“I send an SOS to the world. I hope that someone gets my message in a bottle…” Sting

By Barbara Kessler
Green Right Now

Sting’s exquisite performance of “Message in a Bottle” hit just the right note for the Hurricane Sandy: Coming Together concert this past Friday.

Sandy, which savaged New Jersey, New York City and many points beyond with an estimated $20 billion in property damage from flooding, wind and rain could certainly be seen as an SOS to the world. More pointedly, it’s an urgent telegram to the U.S., where climate action has been hijacked by the world’s biggest hive of climate deniers, who’d like to either ignore climate change or wiggle away by labeling it “natural” and inescapable.

But seeing is believing — and this storm had visuals that a marketing agency can only imagine.  Hundred-year-old trees crashed into living rooms. Water gushed into subway stations. Beach houses rearranged themselves on the sand. Homes surrounded by flood waters burst into flames as if possessed. A crane snapped and teetered far overhead alongside skyscrapers, like a prop in a Godzilla movie. And millions, in darkness. Those of us with power got glimpses on Facebook of affected friends, huddled in their darkened houses, with flashlights, sleeping bags, candles and canned goods.

Even if we only saw it in pictures, this mega-hurricane packed a visceral punch. Now tack on those images of last summer’s crop-curling heatwave and the historic killer drought of the year before in the Southwest. Climate change is puddling at our doorsteps as sure as the glaciers of Glacier National Park as vanishing into the ground.

Could all this, led by Sandy,  lift the veil of obfuscation and reignite climate activism in the U.S.?

New York City, jolted rudely into the realization that Lower Manhattan really is a bulls-eye for climate disaster, just like scads of scientist have been predicting, appears to be on board. Mayor Michael Bloomberg, a self-described political independent, jumped in after the storm, endorsing President Obama for a second term because the president supports climate change mitigation. Of course, Bloomberg has already given $50 million to the Sierra Club to fight coal plant pollution, the leading contributor to the carbon dioxide emissions that are causing Earth to warm.

Mainstream media, after snoozing on the topic for the past several years, also seems newly attuned.  Bloomberg Business Week boldly declared in giant type on last week’s cover: It’s Climate Change, Stupid.” (For Milennials  and cave-dwellers not getting that reference, please google “It’s the Economy Stupid!”)

Today, even Forbes weighed in with a contributed piece about how preparing for climate change makes business sense.
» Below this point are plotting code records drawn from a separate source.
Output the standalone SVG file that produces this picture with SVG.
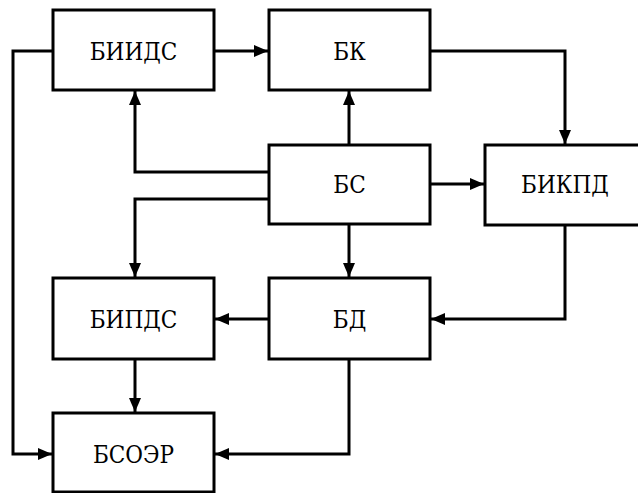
<svg xmlns="http://www.w3.org/2000/svg" width="638" height="493" viewBox="0 0 638 493">
<style>
.box{fill:#fff;stroke:#000;stroke-width:3}
.lbl{font-family:'DejaVu Serif Condensed','DejaVu Serif',serif;font-stretch:condensed;font-size:24px;text-anchor:middle;fill:#000}
.c{fill:none;stroke:#000;stroke-width:3}
</style>
<defs>
<marker id="ah" viewBox="0 0 14 12" refX="14" refY="6" markerWidth="14" markerHeight="12" markerUnits="userSpaceOnUse" orient="auto">
<path d="M0,0 L14,6 L0,12 z" fill="#000"/>
</marker>
</defs>
<rect width="638" height="493" fill="#fff"/>
<g id="connectors">
<path class="c" d="M214,51 H268" marker-end="url(#ah)"/>
<path class="c" d="M430,51 H565 V144" marker-end="url(#ah)"/>
<path class="c" d="M349,145 V91" marker-end="url(#ah)"/>
<path class="c" d="M269,172 H135 V91" marker-end="url(#ah)"/>
<path class="c" d="M269,199 H135 V277" marker-end="url(#ah)"/>
<path class="c" d="M430,184 H484" marker-end="url(#ah)"/>
<path class="c" d="M349,224 V277" marker-end="url(#ah)"/>
<path class="c" d="M565,225 V319 H431" marker-end="url(#ah)"/>
<path class="c" d="M269,319 H215" marker-end="url(#ah)"/>
<path class="c" d="M135,359 V412" marker-end="url(#ah)"/>
<path class="c" d="M349,359 V454 H215" marker-end="url(#ah)"/>
<path class="c" d="M53,51 H13 V454 H52" marker-end="url(#ah)"/>
</g>
<g id="biids"><rect class="box" x="53" y="10" width="161" height="80"/><text class="lbl" x="133.5" y="60">БИИДС</text></g>
<g id="bk"><rect class="box" x="269" y="10" width="161" height="80"/><text class="lbl" x="349.5" y="60">БК</text></g>
<g id="bs"><rect class="box" x="269" y="145" width="161" height="79"/><text class="lbl" x="349.5" y="193">БС</text></g>
<g id="bikpd"><rect class="box" x="485" y="145" width="161" height="80"/><text class="lbl" x="565" y="193">БИКПД</text></g>
<g id="bipds"><rect class="box" x="53" y="278" width="161" height="81"/><text class="lbl" x="133.5" y="328">БИПДС</text></g>
<g id="bd"><rect class="box" x="269" y="278" width="161" height="81"/><text class="lbl" x="349.5" y="328">БД</text></g>
<g id="bsoer"><rect class="box" x="53" y="413" width="161" height="79"/><text class="lbl" x="133.5" y="463">БСОЭР</text></g>
</svg>
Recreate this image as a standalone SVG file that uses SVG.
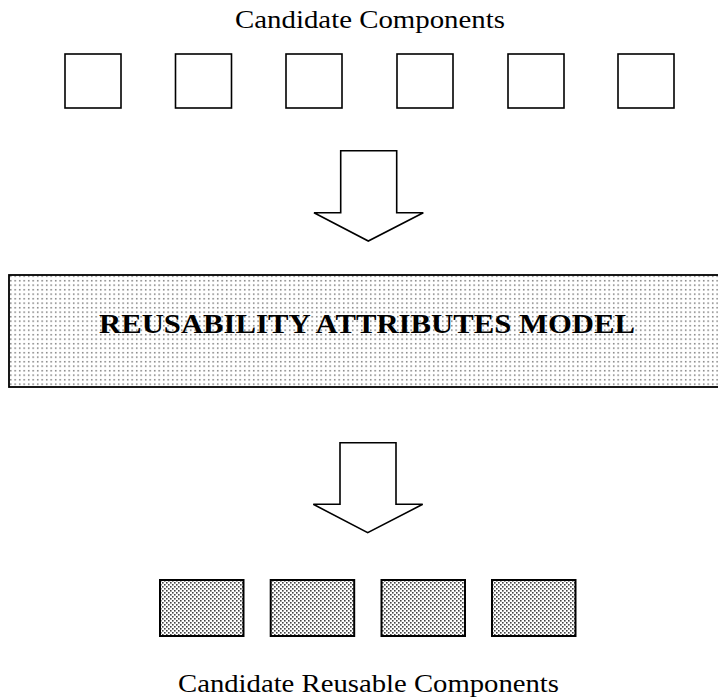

Ken Silverstein writes:

Any prudent business person must consider “what if” and construct a variety of models. Environmentalists may be criticized for assuming the “worst case” but the fossil fuel sector is at fault for burying its collective heads in the sand: Many jurisdictions hit by natural disaster have wished they had built better levies and had demanded stricter building codes.

Naturally, environmental leaders are taking their cue and offering needed perspective.

Let’s not just panic about climate change because of what happened in New York City, urges Natural Resources Defense Council CEO Frances Beinecke in her blog today. Let’s panic because of what it’s doing everywhere! (Or more accurately, as she reasonably and calmly says, “American must wake up and curb climate change.” She continues:

This isn’t about Democrats, Independents, or Republicans. It’s about all New Yorkers.

Sandy knocks down a tree in Brooklyn.

Expect renewed zeal from climate activists and environmental groups. And forgive them for it.  In 2008 when the financial crisis hit, climate change rocketed from the top of the agenda like a glacier calving into the black ocean. It slipped out of sight as the Great Recession darkened the landscape, an economic thunderhead that zapped 401Ks, jobs and mortgages.

For a while, the fact that our planet is on a trajectory to become inhabitable became a nearly invisible issue….and sometimes even a joke.

Many Americans forgot about long term survival while scrambling to ensure their short term well being.

Now climate change is back, legitimized and audible after Mother Nature slapped the table and hollared to get back in the conversation.

The question is, do we pick up the dialogue? Do we answer this message in a bottle?